_EXERCISE INSTRUCTIONS_
Examine the entries below, count the lines holding the string "this", and respond with the number only.

>> Start DATA EXCERPTS

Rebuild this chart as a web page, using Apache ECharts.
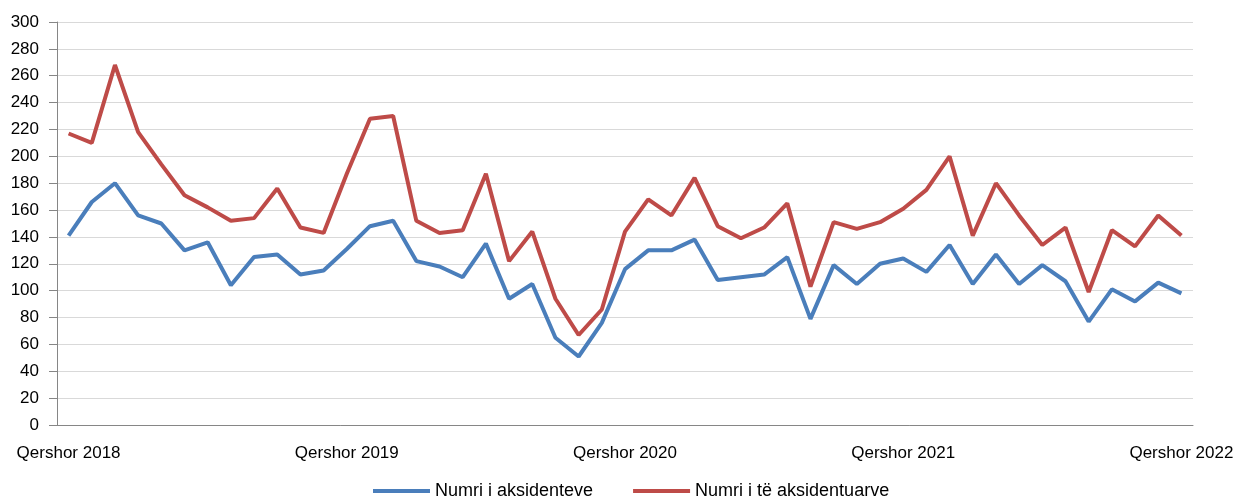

>> End DATA EXCERPTS
>> Start DATA EXCERPTS

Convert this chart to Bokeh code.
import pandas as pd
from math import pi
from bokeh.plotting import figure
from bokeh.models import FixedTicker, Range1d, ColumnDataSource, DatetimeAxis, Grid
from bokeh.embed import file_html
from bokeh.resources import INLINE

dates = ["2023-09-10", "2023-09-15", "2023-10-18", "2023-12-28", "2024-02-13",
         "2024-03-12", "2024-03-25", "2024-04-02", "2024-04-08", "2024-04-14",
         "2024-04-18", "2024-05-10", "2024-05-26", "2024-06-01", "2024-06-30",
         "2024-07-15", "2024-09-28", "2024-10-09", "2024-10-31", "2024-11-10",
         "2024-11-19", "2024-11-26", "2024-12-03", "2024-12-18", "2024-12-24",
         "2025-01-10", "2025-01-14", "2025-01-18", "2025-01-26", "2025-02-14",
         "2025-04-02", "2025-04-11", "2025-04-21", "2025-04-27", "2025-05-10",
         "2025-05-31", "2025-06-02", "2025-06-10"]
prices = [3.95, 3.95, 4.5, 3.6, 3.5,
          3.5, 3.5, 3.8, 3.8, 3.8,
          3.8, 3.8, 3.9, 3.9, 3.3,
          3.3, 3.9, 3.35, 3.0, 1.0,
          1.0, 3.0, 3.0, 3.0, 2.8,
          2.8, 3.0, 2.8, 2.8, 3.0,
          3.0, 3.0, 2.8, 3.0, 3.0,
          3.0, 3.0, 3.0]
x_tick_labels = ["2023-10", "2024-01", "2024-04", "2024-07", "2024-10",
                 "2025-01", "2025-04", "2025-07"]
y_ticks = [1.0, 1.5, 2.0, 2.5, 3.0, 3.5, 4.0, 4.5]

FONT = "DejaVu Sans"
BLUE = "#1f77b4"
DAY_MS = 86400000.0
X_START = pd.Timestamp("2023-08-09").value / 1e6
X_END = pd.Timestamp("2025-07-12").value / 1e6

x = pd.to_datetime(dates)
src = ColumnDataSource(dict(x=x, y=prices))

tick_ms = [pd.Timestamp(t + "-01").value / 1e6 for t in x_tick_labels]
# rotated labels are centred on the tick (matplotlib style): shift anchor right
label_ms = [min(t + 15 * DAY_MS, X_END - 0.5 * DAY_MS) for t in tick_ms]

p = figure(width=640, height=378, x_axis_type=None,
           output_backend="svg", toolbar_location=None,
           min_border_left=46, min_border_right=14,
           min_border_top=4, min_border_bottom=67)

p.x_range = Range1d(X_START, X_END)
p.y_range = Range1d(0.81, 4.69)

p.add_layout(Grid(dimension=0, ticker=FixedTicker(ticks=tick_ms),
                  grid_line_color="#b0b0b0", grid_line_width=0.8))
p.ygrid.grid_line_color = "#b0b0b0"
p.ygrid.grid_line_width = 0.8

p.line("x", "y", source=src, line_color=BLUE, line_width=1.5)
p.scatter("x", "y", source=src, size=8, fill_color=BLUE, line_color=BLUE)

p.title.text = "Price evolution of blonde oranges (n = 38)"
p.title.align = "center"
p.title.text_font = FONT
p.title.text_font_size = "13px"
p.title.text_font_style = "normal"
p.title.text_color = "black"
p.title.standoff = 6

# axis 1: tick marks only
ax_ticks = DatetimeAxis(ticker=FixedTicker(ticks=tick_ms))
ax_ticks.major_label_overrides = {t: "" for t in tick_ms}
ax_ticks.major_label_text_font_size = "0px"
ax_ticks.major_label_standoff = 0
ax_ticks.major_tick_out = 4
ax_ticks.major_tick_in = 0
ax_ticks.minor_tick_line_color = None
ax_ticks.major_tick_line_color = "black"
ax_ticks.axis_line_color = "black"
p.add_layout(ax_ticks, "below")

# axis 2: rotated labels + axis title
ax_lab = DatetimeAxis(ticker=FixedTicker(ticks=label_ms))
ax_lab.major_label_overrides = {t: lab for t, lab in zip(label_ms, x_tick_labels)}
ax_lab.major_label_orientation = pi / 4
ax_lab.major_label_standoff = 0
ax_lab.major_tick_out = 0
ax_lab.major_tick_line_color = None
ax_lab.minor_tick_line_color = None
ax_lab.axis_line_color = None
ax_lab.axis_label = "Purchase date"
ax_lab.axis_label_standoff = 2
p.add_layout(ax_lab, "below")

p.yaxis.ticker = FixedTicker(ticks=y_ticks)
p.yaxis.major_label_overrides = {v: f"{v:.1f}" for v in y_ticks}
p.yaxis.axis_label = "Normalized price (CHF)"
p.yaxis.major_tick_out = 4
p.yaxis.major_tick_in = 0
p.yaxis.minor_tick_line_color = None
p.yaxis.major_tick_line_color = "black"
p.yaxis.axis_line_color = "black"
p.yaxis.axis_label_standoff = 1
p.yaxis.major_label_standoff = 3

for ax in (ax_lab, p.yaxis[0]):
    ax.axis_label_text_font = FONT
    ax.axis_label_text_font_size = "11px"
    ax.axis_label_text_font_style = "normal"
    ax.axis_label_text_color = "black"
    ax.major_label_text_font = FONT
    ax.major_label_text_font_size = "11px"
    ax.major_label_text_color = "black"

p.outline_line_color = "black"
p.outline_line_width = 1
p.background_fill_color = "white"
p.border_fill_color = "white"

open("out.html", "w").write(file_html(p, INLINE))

>> End DATA EXCERPTS
>> Start DATA EXCERPTS

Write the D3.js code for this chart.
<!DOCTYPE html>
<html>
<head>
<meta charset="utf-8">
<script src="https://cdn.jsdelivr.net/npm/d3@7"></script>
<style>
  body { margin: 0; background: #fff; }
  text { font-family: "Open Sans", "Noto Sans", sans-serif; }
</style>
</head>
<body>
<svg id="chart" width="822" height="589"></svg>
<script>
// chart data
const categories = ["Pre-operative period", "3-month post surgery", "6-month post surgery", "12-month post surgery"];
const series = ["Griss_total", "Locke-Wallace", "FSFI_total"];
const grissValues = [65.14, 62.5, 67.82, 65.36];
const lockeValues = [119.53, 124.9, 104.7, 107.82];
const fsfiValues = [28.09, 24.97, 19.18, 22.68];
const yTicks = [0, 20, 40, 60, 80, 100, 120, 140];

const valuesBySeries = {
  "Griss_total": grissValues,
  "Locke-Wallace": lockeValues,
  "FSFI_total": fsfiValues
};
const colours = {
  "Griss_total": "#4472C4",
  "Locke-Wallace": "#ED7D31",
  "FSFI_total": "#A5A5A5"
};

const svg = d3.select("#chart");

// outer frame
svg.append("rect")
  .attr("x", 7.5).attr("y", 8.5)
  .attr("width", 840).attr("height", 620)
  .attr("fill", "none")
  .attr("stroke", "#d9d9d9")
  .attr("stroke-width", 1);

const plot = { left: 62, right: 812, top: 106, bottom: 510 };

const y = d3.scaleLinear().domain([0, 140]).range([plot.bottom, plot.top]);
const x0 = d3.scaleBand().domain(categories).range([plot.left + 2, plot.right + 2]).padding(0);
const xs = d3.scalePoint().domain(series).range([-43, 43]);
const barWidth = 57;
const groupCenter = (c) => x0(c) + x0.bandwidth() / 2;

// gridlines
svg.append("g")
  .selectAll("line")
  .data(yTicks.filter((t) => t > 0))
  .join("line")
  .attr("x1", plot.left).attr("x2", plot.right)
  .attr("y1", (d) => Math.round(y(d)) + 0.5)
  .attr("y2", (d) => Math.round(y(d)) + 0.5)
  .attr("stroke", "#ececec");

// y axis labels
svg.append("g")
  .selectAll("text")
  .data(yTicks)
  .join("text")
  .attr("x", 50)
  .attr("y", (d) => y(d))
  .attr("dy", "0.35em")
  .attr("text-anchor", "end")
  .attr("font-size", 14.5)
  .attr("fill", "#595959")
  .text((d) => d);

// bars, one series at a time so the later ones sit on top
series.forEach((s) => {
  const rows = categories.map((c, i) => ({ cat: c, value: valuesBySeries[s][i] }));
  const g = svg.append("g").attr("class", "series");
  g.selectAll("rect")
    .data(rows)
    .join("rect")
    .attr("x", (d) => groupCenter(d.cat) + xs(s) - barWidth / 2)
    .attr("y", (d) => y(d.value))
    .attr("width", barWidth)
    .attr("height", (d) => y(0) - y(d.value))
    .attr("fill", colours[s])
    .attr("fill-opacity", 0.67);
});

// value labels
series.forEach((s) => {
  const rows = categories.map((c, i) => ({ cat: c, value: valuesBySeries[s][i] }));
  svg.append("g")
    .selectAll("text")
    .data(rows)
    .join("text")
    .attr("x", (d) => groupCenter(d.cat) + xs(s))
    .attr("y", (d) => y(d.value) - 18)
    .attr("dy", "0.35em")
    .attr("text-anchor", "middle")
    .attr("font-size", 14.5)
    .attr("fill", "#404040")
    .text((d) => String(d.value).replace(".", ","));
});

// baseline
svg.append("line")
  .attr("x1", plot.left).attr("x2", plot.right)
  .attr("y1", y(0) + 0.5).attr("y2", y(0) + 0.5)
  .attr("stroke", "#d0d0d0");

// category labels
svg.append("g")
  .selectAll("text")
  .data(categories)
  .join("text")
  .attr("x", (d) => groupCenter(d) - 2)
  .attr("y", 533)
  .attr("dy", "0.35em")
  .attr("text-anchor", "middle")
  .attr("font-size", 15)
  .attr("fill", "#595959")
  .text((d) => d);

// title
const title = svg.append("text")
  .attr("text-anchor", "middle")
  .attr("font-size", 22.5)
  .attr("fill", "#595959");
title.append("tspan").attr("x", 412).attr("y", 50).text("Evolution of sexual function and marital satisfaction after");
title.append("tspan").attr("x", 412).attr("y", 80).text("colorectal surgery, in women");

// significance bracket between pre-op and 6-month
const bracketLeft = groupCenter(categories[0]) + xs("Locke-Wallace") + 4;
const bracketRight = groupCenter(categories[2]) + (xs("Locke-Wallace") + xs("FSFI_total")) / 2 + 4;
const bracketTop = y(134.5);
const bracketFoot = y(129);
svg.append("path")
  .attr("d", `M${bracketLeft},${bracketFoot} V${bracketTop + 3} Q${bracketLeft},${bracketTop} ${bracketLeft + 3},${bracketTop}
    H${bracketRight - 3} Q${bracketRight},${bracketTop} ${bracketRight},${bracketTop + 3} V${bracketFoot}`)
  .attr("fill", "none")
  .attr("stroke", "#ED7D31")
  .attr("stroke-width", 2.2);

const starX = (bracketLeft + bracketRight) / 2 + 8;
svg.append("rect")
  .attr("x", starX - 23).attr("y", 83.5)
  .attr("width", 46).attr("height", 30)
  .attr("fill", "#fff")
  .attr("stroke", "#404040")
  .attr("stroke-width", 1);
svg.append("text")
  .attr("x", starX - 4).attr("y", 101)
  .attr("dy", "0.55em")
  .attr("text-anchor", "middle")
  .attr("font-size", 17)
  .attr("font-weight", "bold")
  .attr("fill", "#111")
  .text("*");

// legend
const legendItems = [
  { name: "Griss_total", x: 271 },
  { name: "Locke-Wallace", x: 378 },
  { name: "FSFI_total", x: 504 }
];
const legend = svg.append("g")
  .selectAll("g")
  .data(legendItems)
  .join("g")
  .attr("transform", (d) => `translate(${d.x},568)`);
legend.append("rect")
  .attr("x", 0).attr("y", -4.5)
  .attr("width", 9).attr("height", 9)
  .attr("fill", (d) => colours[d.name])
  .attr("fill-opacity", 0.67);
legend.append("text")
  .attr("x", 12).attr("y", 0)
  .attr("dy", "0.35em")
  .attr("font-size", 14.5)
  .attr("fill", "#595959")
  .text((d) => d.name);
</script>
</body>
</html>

>> End DATA EXCERPTS

_OUTPUT_
3